Anyone can clear their browser history, of course. But they can’t clear the data collected by those websites. Mostly, those companies use that information for things like demographic studies and marketing research, if they use it at all. 

When an employee gives them more information — whether that’s just an email or a full account profile — now their IP address is connected with their PII. And now that company might use their PII for other things, such as selling them goods and services.

This is how a digital footprint grows. The more sites an employee provides information to, the larger that employee’s footprint gets. And since most of the data requested by these sites is either PII or linkable PII, the exposure of their PII grows with it. Even that IP address we started out with, while it’s not considered PII in the U.S. (at least not yet), it is considered personal data and protected by Europe’s GDPR. The same goes for cookies. While considered non-PII in the U.S., the GDPR recognizes certain data that can be collected inside cookies as personal in nature.

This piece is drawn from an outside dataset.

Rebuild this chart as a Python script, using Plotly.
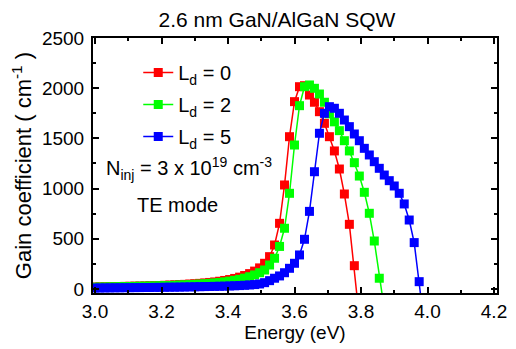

Regardless of whether you’re following U.S. policies, the GDPR, or both, a digital footprint will usually include a mix of both PII and non-PII data. In this way, you could view PII as a subset of a digital footprint. Some parts of that footprint may contain more PII and others less. This is important to note when trying to reduce the exposure of your employees’ PII..

Reducing their digital footprints in areas where little to no PII is present is still a good idea, but may not be as helpful to their data privacy as you might otherwise assume. By the same token, reducing their digital footprints in areas where multiple sources of PII are present might help them reduce their exposure to the risks of identity theft considerably.

Protecting PII

Because there are so many ways to obtain PII data, there are also many ways to protect it.

Helping to reduce the digital footprints of your employees is one way to decrease the chances of their PII being caught up in a breach. Some of the ways to protect and reduce a digital footprint are:

  •  Being wary of what is shared on social networks, applications, and submission forms

  •  Avoiding unsafe websites

  •  Being cautious on public networks

  •  Deleting what isn’t needed

Removing unnecessary PII from their accounts means less personal data for identity thieves to work with if a breach does occur. Many people fill out optional fields without thinking twice about it. But if the information isn’t required, why share it?

Another way to protect their PII is to be encourage care in how they handle their sensitive data. Things like social security numbers and medical, financial, and tax ids should be encrypted before sending and stored only on protected networks. Devices that store sensitive data, such as smartphones and computers, should be secured via password or other means of protection.

They could also remove some of the data collection options available to identity thieves by destroying physical traces of PII. Shredding documents, removing mailing labels from boxes, and wiping and destroying old hard drives before disposing of them are examples of this.

As for online accounts, supplying each one with a strong, unique password offers a lot more protection than sharing one password using family names and birthdates.

Simply being aware of PII, data privacy rights, and the laws governing a company’s use of personal data can help your employees make better decisions in the long run.

One of those better decisions is to take advantage of an identity theft protection service. A service such as PrivacyArmor not only can help your employees secure and monitor their PII wherever it’s at, but it also helps them remediate and recover their identities… and even reimburses their financial losses

If you need some advice on how to frame a discussion with your C-suite about the importance of PII and identity theft protection, we’ve provided some answers that might help you with that.

As an HR professional, you are in a perfect position to help employees keep their identities safe by understanding and protecting their PII. Show them how to control where they put their PII, and how to protect the PII they share.